Natalie Portman, putting on the best performance of her adult career, stars as Nina Sayers, a ballerina desperate to land the role of the Swan Queen in her ballet company’s staging of “Swan Lake.” The role encompasses dual personalities — the graceful, innocent White Swan and the wild, sensual Black Swan. Nina was born to play the White Swan, but perfecting the Black Swan requires her to tap into lodes of passion that previously lay dormant within her.
As denoted by her bedroom — crammed with pink frills and stuffed animals — Nina is trapped in arrested development, monitored closely by her has-been ballerina mother and roommate (Barbara Hershey). Friendless and buffeted by this doting mom and a lascivious director (Vincent Cassel), who fast-tracks her sexual awakening with private hands-on demos (all in the name of getting her into Black Swan character), Nina — who is already mentally fragile to begin with — implodes. Paranoia sets in, as do eerie visions that may or may not be real.

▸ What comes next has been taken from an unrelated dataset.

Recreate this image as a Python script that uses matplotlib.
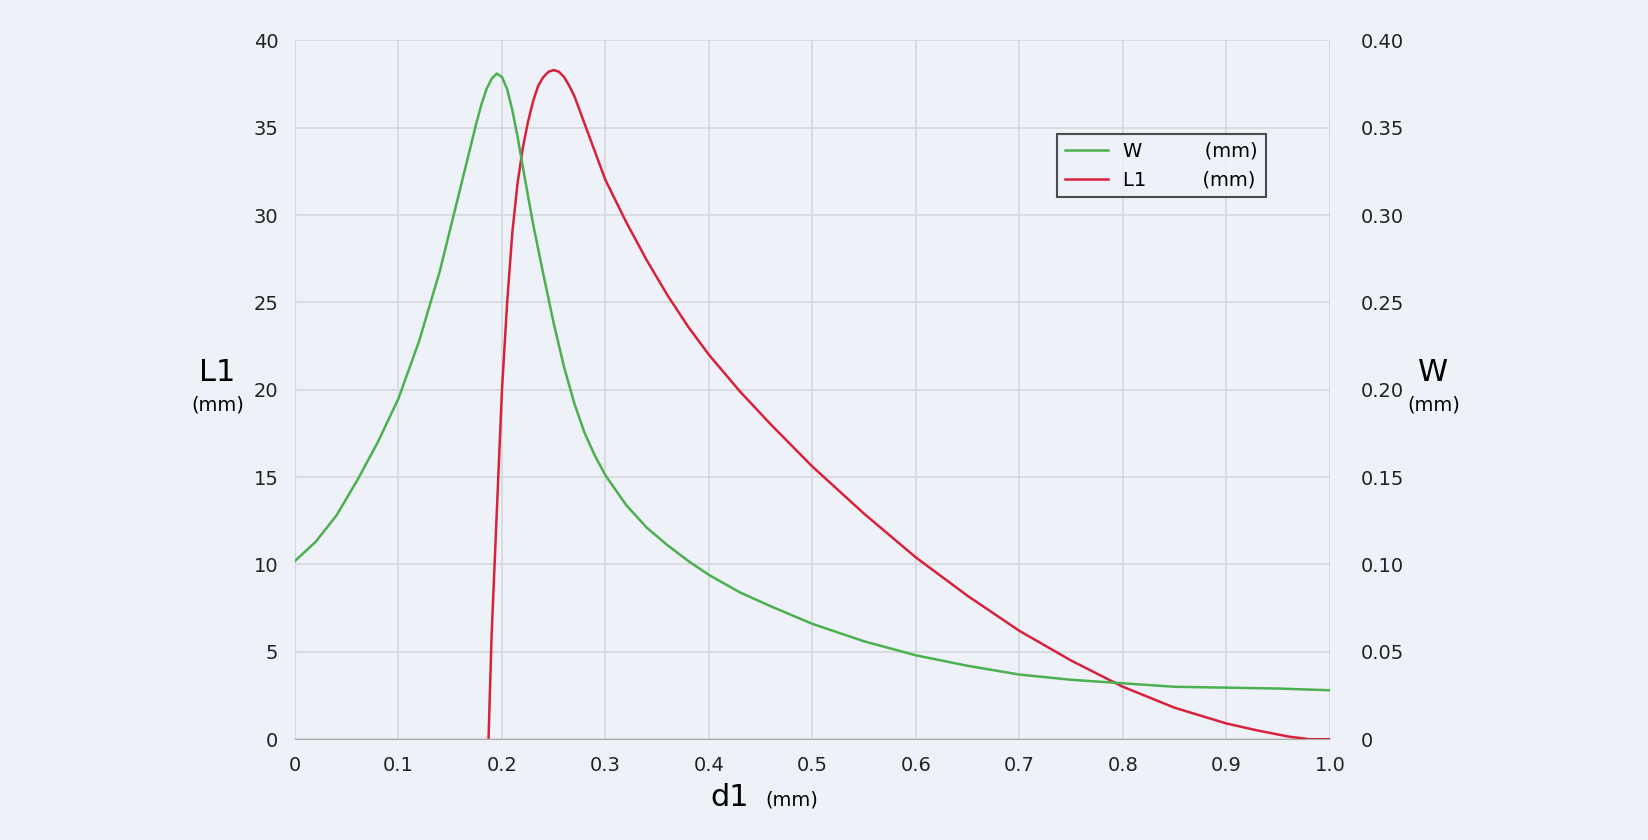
import matplotlib.pyplot as plt

# W curve, in mm (right axis)
w_d1 = [0.0, 0.02, 0.04, 0.06, 0.08, 0.1, 0.12, 0.14, 0.15, 0.16, 0.17, 0.175, 0.18, 0.185, 0.19,
        0.195, 0.2, 0.205, 0.21, 0.215, 0.22, 0.23, 0.24, 0.25, 0.26, 0.27, 0.28, 0.29, 0.3,
        0.32, 0.34, 0.36, 0.38, 0.4, 0.43, 0.46, 0.5, 0.55, 0.6, 0.65, 0.7, 0.75, 0.8,
        0.85, 0.9, 0.95, 1.0]
w_val = [0.102, 0.113, 0.128, 0.148, 0.170, 0.195, 0.228, 0.268, 0.292, 0.316, 0.340, 0.352, 0.363,
         0.372, 0.378, 0.381, 0.379, 0.372, 0.360, 0.345, 0.328, 0.295, 0.266, 0.238, 0.213,
         0.192, 0.175, 0.162, 0.151, 0.134, 0.121, 0.111, 0.102, 0.094, 0.084, 0.076, 0.066,
         0.056, 0.048, 0.042, 0.037, 0.034, 0.032, 0.030, 0.0295, 0.029, 0.028]

# L1 curve, in mm (left axis)
l1_d1 = [0.187, 0.19, 0.195, 0.2, 0.205, 0.21, 0.215, 0.22, 0.225, 0.23, 0.235, 0.24, 0.245,
         0.25, 0.255, 0.26, 0.265, 0.27, 0.28, 0.29, 0.3, 0.32, 0.34, 0.36, 0.38, 0.4, 0.43,
         0.46, 0.5, 0.55, 0.6, 0.65, 0.7, 0.75, 0.8, 0.85, 0.9, 0.93, 0.96, 0.98, 1.0]
l1_val = [0.0, 6.0, 13.0, 20.0, 25.0, 29.0, 31.8, 33.8, 35.3, 36.5, 37.4, 37.9, 38.2,
          38.3, 38.2, 37.9, 37.4, 36.8, 35.2, 33.6, 32.0, 29.6, 27.4, 25.4, 23.6, 22.0, 19.9,
          18.0, 15.6, 12.9, 10.4, 8.2, 6.2, 4.5, 3.0, 1.8, 0.9, 0.5, 0.15, 0.0, 0.0]

bg = '#eef2f8'
fig = plt.figure(figsize=(16.48, 8.40), dpi=100, facecolor=bg)
ax = fig.add_axes([0.179, 0.12, 0.628, 0.832], facecolor=bg)
ax2 = ax.twinx()

ax.set_xlim(0, 1.0)
ax.set_ylim(0, 40)
ax2.set_ylim(0, 0.40)
ax.set_xticks([i / 10 for i in range(11)])
ax.set_xticklabels(['0'] + ['0.%d' % i for i in range(1, 10)] + ['1.0'])
ax.set_yticks(range(0, 41, 5))
ax2.set_yticks([i / 20 for i in range(9)])
ax2.set_yticklabels(['0'] + ['%.2f' % (i / 20) for i in range(1, 9)])
ax.grid(True, color='#d4d7dc', linewidth=1.2)
for a in (ax, ax2):
    a.tick_params(length=0, labelsize=14, colors='#222222', pad=12)
    for s in a.spines.values():
        s.set_visible(False)
ax.spines['bottom'].set_visible(True)
ax.spines['bottom'].set_color('#aaaaaa')
ax.spines['left'].set_visible(True)
ax.spines['left'].set_color('#d4d7dc')
ax2.tick_params(axis='y', pad=22)

lw, = ax2.plot(w_d1, w_val, color='#4caf50', lw=1.8)
ll, = ax.plot(l1_d1, l1_val, color='#d8213a', lw=1.8)

ax.text(-0.075, 20.5, 'L1', fontsize=22, ha='center', clip_on=False)
ax.text(-0.075, 18.8, '(mm)', fontsize=14, ha='center', clip_on=False)
ax.text(1.1, 20.5, 'W', fontsize=22, ha='center', clip_on=False)
ax.text(1.1, 18.8, '(mm)', fontsize=14, ha='center', clip_on=False)
ax.text(0.42, -3.8, 'd1', fontsize=22, ha='center', clip_on=False)
ax.text(0.48, -3.8, '(mm)', fontsize=14, ha='center', clip_on=False)

leg = ax.legend([lw, ll], ['W          (mm)', 'L1         (mm)'], loc='upper left',
                bbox_to_anchor=(0.727, 0.88), fontsize=14, frameon=True, fancybox=False,
                handlelength=2.2, facecolor=bg)
leg.get_frame().set_edgecolor('#222222')
leg.get_frame().set_linewidth(1.5)

fig.savefig('out.png', dpi=100, facecolor=bg)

Aronofsky generates a visceral and purposefully unpleasant experience through excruciating close-ups of Nina’s battered ballerina body, from cracked, bleeding toenails to undernourished musculature. He throws in lesbian sex for good titillating measure, which some may find cheap but which undeniably serves the erotically charged world that he has created. By the movie’s end, you’ll feel as haggard as Portman’s face looks.